For various reasons, the hardware side of the tech business doesn't get much attention, or respect, these days - but that is going to change in a major way. Fifty billion devices will be going online soon, thanks to the Internet of Things, and new chip designs that are essentially all-in-one computers - with processing, communications, and functionality all onboard, in all shapes and sizes - will be needed to power them, according to Shmuel Barkan, director of Freescale Israel.
Semiconductors have long been a victim of commodification, with Far Eastern foundries churning out cheaper versions of what Intel, Freescale, TI, and other chip designers come up with - so in a very real sense, IoT is seen by many as the salvation of that business; the sheer demand for chips is likely to be enough to keep all the chip foundries pumping out product.
It's especially important for Freescale, which has had its ups and downs in recent years: thousands of employees have been laid off since 2010 as the company sought to pay down a huge debt accrued years earlier. And, according to some industry sources, NXP, the Dutch tech firm which is set to merge with Freescale later this year, is likely to lay off at least some employees as well, a common event when two large businesses come together.
Richard Clemmer, currently CEO of NXP and likely to become CEO of the merged company, at the time the merger was announced described it as "a transformative step in our objective to become the industry leader in high performance mixed signal solutions. The combination of NXP and Freescale creates an industry powerhouse focused on the high growth opportunities in the Smarter World. We fully expect to continue to significantly out-grow the overall market, drive world-class profitability and generate even more cash, which taken together will maximize value for both Freescale and NXP shareholders."
"Maximizing value" is the kind of talk that makes tech workers nervous, because it's often code for "you're next to go". Nevertheless, Barkan is optimistic: the company's long experience in producing embedded chips will serve it well in the IoT future.

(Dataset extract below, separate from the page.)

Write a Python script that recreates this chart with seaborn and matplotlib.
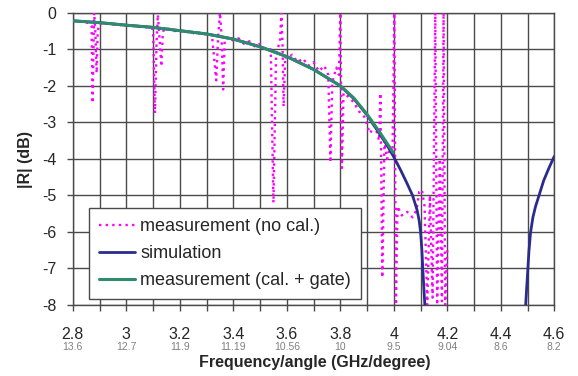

Especially relevant, he said, is the company's experience in working with microcontrollers, "which regulate the interaction between the machine, and the communications systems, including wi-fi and Bluetooth, that connect them to the cloud." That's an advantage Freescale hopes to exploit.
To demonstrate its IoT chops, at a recent event in Tel Aviv Freescale showed off an oven that uses a new technology called 'volumetric cooking' to prepare food.
The Goji oven uses radio frequencies to regulate the cooking speed of the proteins, carbohydrates, and lipids that are the basis of all food, targeting each element and cooking it precisely as needed. The result is a perfectly cooked meal that is never burned, and an oven that can never over- or under-cook food, because the radio frequencies know when and how to target food, and when to stop targeting the parts that are done.
To prove the point, the Goji team inserted a whole salmon frozen into a block of ice into the Goji oven - pulling it out eight minutes later, and cracking open the still-frozen ice to reveal a perfectly cooked, steaming fish, with an internal temperature of 158 degrees fahrenheit, exactly what the cookbooks say should be the ideal temperature of baked salmon. The team got a standing ovation.
Needless to say, the oven is filled with Freescale chips - the only ones, said Barkan, that could power a device like this. "For us, innovation is developing technology to solve everyday problems and needs, like cooking and heating," he added.